The Democrats introduced legislation into parliament last week that would see anyone convicted of installing spyware or cookies on computers without user permission face imprisonment of up to two years. IT spokesperson Brian Greig said the Spyware Bill 2005 was not designed to ban spyware or other unauthorised installations, but to require companies to obtain permission from the owner of the computer before proceeding.
However, a spokesperson for the Minister told ZDNet Australia that many of the activities described under the legislation were covered by existing Australian laws.
Several items were not properly defined in the Bill, including the term 'spyware' itself, she said.
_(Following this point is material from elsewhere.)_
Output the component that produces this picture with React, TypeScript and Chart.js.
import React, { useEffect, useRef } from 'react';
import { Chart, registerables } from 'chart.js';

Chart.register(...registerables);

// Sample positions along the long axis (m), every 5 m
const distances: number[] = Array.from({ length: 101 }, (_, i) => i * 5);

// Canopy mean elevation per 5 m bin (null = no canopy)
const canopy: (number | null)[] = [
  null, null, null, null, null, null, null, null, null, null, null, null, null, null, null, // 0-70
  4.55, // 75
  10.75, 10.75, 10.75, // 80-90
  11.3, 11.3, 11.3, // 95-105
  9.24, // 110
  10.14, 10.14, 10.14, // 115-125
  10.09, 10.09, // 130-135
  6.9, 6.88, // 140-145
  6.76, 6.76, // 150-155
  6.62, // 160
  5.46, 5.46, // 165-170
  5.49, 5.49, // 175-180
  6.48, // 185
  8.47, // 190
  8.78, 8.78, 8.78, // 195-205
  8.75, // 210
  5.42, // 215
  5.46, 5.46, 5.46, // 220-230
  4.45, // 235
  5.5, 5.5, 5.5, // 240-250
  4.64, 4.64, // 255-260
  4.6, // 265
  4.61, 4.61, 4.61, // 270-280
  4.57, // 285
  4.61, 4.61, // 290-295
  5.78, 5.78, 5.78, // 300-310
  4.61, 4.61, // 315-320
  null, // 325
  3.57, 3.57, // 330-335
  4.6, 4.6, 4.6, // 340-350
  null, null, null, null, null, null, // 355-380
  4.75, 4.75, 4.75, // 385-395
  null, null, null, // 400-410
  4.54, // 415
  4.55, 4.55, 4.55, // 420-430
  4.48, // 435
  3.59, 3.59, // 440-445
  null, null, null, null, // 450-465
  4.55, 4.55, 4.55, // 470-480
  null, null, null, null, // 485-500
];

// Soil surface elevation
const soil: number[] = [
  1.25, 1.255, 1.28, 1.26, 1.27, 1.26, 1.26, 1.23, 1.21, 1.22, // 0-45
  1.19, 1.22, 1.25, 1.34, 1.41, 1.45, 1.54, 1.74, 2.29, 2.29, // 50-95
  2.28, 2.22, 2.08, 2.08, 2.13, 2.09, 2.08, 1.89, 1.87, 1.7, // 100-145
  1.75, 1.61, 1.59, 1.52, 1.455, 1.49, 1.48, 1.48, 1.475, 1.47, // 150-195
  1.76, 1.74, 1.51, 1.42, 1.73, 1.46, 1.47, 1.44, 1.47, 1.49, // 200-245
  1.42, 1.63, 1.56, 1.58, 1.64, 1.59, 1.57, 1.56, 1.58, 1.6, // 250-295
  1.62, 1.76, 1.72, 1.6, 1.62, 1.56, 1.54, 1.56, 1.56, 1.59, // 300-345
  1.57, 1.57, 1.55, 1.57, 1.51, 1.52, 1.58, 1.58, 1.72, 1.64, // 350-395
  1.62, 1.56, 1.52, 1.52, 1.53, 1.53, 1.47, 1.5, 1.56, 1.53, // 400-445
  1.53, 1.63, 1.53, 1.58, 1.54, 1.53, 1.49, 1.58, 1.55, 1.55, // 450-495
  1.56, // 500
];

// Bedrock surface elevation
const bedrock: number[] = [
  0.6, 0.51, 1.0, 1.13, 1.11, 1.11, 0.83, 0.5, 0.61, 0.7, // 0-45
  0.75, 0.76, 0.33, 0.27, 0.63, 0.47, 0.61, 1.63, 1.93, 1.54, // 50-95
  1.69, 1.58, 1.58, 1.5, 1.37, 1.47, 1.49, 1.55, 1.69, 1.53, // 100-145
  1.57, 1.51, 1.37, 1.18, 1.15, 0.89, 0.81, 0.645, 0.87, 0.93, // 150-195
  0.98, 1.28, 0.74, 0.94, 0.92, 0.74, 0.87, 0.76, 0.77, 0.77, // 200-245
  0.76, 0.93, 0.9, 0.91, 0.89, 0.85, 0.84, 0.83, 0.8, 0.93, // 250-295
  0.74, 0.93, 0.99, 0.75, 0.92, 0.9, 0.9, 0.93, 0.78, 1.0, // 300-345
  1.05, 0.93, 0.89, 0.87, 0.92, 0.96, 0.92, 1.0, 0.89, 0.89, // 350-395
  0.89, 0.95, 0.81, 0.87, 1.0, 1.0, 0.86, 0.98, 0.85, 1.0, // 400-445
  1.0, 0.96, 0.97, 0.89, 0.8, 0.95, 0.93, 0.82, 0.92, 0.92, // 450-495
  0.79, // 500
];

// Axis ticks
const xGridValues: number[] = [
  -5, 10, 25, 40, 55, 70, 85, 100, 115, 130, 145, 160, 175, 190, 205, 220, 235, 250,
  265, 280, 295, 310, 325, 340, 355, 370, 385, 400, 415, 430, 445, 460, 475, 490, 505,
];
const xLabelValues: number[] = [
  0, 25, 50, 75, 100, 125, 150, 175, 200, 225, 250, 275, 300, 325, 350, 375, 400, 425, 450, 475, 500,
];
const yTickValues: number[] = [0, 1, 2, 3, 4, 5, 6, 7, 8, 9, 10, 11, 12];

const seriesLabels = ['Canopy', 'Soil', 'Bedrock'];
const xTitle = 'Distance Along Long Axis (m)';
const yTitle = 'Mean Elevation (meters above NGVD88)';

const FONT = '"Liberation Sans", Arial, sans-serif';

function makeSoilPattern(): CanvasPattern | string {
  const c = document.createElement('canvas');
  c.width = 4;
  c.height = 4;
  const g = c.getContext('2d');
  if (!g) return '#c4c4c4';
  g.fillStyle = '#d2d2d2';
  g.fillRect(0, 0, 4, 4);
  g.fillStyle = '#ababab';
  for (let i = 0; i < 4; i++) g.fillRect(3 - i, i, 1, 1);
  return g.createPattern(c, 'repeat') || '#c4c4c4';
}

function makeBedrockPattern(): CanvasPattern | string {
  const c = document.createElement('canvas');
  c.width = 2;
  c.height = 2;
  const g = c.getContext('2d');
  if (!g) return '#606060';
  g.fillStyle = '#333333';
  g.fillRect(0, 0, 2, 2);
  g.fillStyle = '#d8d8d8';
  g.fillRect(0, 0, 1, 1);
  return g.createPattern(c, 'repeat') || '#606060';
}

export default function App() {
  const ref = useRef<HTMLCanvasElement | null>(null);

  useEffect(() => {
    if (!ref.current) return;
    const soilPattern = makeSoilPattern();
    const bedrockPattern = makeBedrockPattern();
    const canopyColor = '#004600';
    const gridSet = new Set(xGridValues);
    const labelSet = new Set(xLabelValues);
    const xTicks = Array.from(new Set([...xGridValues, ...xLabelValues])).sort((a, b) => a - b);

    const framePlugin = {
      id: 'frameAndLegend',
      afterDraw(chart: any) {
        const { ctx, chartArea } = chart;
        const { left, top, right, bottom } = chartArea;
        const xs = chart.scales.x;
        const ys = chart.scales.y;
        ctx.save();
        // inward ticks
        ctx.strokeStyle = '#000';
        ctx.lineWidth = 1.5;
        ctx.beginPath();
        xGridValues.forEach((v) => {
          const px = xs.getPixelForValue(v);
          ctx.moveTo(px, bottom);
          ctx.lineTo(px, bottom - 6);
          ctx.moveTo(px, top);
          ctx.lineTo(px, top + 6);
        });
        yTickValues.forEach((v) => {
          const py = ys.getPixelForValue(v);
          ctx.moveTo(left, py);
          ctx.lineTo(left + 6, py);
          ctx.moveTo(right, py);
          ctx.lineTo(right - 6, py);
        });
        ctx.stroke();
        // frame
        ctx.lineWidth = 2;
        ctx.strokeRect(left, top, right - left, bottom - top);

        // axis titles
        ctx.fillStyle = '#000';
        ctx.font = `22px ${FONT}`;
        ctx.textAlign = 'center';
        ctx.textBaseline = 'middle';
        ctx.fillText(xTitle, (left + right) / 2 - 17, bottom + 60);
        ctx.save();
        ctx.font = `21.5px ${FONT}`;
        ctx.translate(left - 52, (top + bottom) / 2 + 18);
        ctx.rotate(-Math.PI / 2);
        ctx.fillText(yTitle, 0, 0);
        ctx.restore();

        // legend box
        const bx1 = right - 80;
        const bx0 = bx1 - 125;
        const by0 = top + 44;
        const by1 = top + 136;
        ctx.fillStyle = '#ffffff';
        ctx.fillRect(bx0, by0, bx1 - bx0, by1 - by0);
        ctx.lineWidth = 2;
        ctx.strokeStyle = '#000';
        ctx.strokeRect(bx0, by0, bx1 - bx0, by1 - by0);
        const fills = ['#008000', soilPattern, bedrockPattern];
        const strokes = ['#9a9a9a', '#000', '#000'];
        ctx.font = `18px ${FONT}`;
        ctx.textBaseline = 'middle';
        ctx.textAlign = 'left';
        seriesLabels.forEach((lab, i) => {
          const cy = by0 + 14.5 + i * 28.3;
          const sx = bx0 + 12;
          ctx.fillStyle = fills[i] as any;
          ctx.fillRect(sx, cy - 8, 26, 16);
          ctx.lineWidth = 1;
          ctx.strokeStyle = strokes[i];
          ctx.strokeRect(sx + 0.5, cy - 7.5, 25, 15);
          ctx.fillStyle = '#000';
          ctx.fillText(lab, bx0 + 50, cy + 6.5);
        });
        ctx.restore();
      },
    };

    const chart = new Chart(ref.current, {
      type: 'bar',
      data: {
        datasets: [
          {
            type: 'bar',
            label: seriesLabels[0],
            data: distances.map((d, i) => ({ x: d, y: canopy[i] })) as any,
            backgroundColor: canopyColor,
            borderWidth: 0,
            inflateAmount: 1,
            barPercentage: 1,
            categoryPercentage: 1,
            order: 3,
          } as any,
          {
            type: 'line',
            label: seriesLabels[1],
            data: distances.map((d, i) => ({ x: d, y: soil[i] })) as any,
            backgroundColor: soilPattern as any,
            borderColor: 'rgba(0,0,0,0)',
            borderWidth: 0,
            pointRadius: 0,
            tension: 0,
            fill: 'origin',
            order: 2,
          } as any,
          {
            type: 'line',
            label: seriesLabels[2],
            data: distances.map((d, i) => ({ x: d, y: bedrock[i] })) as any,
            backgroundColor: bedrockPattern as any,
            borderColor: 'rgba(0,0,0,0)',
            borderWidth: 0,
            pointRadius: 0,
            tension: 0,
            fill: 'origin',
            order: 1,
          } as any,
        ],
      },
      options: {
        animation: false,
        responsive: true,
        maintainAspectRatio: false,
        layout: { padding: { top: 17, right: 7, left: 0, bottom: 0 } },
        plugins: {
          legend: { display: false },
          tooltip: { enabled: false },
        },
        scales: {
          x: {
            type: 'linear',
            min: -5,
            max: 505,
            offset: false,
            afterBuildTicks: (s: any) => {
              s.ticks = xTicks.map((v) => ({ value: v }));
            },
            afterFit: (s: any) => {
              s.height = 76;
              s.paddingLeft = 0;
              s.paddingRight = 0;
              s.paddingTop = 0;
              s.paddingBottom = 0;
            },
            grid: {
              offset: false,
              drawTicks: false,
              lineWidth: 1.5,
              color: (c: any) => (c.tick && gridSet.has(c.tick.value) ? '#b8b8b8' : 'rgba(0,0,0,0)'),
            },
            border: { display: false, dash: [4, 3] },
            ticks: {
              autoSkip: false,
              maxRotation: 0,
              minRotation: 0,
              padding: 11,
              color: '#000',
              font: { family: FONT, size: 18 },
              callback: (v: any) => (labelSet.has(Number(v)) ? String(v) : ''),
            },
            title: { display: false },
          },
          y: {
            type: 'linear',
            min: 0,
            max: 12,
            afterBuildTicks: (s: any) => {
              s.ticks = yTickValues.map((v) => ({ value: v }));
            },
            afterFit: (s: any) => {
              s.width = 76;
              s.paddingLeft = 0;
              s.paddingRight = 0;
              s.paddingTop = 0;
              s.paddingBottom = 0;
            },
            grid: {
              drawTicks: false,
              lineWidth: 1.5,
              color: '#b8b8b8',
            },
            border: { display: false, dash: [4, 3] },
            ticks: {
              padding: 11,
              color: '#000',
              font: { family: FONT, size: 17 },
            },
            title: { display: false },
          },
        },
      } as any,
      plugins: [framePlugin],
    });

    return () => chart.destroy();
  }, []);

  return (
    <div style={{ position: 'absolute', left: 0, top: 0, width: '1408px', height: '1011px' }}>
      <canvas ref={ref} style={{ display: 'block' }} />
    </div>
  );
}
She said Greig's Bill was based largely on two principles: requiring "the consent of the user and that the software does not conceal what its intentions are from the user". However, she said, "neither the principle of 'consent' nor 'conceal' are defined anywhere in the legislation."
She also said that "although the Australian Communications and Media Authority (ACMA) is included in the definitions it is not referred to anywhere else in the Bill".
The Bill outlines punishments of six months to two years imprisonment for breaches. However, the Minister's spokesperson claimed the document "does not contain any enforcement provisions".
Many of the requirements, she said, "may impose a large burden on the industry and consumers. The Bill also has massive expectations for the level of assumed consumer knowledge".
The Spyware Bill specified that "no program or cookie or any other form of tracking device is to be installed on any computer without the user of that computer being given full and clear information as to the purpose of that computer or tracking device."
It also stated that "any such warning must include details of any effect the program will have on the computer and what, if any, data will be gathered, who will have access to that data and what use will be made of it."
"After the user has been given all necessary information, the user will retain full control with the need for a separate authorisation before installation. Furthermore, once installed, each program or monitoring or tracking device must make it easy for the user to completely remove or uninstall it".
A spokesperson from IT shadow minister Stephen Conroy's office said he could not comment on the bill until he had inspected it in the next sitting of parliament.